• WHAT IS ASKED: Copy each line of the material below that includes the string "script".

• INFORMATION PROVIDED:

= = = =

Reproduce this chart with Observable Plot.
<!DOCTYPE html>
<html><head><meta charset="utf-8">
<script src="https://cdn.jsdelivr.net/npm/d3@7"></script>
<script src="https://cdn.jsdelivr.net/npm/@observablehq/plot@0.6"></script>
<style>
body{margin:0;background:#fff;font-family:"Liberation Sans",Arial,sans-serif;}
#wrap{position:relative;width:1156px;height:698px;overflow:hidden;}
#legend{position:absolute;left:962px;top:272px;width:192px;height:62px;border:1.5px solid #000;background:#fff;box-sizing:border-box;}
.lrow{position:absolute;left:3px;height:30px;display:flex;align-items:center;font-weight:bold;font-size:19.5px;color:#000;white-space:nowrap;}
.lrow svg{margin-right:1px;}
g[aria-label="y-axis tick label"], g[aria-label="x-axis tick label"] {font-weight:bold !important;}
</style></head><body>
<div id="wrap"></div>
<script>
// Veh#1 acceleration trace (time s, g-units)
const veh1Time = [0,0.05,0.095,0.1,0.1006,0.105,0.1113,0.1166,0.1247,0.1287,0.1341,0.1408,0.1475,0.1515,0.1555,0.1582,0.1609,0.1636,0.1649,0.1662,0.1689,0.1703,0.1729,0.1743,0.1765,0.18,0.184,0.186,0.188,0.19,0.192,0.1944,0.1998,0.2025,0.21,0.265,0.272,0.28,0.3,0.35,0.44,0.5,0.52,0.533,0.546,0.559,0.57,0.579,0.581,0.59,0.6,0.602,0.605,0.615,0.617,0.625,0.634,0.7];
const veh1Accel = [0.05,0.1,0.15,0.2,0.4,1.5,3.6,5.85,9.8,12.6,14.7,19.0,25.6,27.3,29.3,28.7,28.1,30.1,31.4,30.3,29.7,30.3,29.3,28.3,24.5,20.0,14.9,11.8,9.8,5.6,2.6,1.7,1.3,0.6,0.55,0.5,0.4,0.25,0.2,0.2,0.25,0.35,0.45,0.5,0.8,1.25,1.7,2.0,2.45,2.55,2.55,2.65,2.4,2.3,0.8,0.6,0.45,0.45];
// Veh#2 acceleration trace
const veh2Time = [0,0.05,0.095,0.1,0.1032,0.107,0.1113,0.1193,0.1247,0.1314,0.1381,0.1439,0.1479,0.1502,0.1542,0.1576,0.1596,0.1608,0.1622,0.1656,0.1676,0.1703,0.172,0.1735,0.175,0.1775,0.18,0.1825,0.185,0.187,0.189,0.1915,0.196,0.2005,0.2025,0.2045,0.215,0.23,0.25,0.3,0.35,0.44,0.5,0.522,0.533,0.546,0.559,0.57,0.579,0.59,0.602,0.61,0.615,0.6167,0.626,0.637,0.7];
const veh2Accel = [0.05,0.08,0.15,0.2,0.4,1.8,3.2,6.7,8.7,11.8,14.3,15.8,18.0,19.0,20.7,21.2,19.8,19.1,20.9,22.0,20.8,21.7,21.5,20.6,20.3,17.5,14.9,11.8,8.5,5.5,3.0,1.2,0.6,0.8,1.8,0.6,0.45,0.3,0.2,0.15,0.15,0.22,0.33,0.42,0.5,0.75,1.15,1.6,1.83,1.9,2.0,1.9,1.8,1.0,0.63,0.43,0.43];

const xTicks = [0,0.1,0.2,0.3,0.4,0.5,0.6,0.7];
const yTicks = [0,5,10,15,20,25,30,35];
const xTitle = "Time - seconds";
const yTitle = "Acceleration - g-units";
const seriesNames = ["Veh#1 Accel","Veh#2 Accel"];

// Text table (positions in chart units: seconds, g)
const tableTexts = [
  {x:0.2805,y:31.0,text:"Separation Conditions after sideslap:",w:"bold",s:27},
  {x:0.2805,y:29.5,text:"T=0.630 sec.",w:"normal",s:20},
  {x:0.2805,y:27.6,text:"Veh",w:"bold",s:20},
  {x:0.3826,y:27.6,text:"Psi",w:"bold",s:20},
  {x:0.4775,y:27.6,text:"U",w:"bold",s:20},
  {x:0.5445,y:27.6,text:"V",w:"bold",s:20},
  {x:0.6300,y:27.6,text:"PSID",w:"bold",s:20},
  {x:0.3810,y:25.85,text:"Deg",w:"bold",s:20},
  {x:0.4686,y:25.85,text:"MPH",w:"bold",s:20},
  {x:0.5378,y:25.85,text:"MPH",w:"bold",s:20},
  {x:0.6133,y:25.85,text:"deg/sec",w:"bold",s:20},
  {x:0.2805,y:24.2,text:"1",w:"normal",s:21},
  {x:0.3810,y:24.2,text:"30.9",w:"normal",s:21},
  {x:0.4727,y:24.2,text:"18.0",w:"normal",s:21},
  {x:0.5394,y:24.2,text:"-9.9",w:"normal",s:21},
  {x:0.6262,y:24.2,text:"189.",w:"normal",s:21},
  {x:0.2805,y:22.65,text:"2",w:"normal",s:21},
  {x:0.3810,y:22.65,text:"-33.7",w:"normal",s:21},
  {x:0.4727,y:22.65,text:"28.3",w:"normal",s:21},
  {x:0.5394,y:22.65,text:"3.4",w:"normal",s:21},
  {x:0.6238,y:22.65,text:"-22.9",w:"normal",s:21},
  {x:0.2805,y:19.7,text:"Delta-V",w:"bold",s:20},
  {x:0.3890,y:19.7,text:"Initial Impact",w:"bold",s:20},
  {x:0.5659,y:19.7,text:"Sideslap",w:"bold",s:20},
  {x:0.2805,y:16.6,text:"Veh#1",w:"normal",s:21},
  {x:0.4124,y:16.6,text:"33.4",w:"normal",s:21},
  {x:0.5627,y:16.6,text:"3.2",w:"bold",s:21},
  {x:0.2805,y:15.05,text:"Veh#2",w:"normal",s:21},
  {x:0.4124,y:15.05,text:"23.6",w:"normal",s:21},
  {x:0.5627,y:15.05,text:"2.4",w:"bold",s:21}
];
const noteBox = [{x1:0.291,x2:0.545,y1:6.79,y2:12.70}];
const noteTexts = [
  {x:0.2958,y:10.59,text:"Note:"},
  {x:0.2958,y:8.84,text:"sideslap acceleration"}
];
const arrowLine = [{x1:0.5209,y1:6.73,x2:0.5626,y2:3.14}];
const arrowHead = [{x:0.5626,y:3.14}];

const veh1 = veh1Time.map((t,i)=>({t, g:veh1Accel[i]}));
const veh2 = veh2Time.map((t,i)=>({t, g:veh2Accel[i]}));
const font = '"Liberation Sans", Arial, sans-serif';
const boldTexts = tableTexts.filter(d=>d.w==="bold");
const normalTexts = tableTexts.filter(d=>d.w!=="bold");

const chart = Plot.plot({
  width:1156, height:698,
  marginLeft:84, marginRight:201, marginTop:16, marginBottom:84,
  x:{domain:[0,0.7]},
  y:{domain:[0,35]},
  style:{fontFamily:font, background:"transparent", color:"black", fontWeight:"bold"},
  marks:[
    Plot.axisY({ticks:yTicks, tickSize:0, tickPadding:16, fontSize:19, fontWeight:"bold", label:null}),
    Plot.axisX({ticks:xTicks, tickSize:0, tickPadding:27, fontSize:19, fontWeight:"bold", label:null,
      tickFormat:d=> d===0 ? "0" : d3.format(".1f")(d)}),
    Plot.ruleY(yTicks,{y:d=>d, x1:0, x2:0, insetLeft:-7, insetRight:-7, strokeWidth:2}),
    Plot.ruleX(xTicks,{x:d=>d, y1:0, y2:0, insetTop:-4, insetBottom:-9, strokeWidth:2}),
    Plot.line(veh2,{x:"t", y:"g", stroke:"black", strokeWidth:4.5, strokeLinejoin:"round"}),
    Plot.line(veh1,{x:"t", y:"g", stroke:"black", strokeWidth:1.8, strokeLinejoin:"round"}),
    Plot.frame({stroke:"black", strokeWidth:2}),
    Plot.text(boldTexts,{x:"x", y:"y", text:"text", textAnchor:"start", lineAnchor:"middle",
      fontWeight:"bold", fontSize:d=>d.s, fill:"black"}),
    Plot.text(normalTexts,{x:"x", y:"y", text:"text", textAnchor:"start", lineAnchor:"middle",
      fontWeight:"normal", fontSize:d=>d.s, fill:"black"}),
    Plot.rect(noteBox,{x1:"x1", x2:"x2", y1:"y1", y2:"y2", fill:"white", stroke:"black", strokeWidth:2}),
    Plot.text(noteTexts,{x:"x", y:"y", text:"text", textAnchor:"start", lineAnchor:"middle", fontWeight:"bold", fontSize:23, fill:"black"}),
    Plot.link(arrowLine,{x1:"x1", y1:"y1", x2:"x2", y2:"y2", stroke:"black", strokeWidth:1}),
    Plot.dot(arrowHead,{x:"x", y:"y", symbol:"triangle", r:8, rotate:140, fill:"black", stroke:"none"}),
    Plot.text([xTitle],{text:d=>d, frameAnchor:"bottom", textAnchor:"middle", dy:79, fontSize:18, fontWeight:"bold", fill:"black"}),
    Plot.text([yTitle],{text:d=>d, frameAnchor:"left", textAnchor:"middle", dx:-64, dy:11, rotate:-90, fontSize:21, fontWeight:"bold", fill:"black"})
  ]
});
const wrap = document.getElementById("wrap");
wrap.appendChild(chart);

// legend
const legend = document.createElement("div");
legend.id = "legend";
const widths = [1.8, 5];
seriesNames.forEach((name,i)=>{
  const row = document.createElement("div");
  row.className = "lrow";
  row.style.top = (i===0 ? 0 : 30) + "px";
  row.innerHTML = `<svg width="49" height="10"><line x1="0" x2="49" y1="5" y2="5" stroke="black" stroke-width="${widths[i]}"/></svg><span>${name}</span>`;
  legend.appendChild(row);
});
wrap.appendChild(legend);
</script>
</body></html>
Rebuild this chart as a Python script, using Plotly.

= = = =

• SOLVED PROBLEM:
<script src="https://cdn.jsdelivr.net/npm/d3@7"></script>
<script src="https://cdn.jsdelivr.net/npm/@observablehq/plot@0.6"></script>
<script>
</script>
Rebuild this chart as a Python script, using Plotly.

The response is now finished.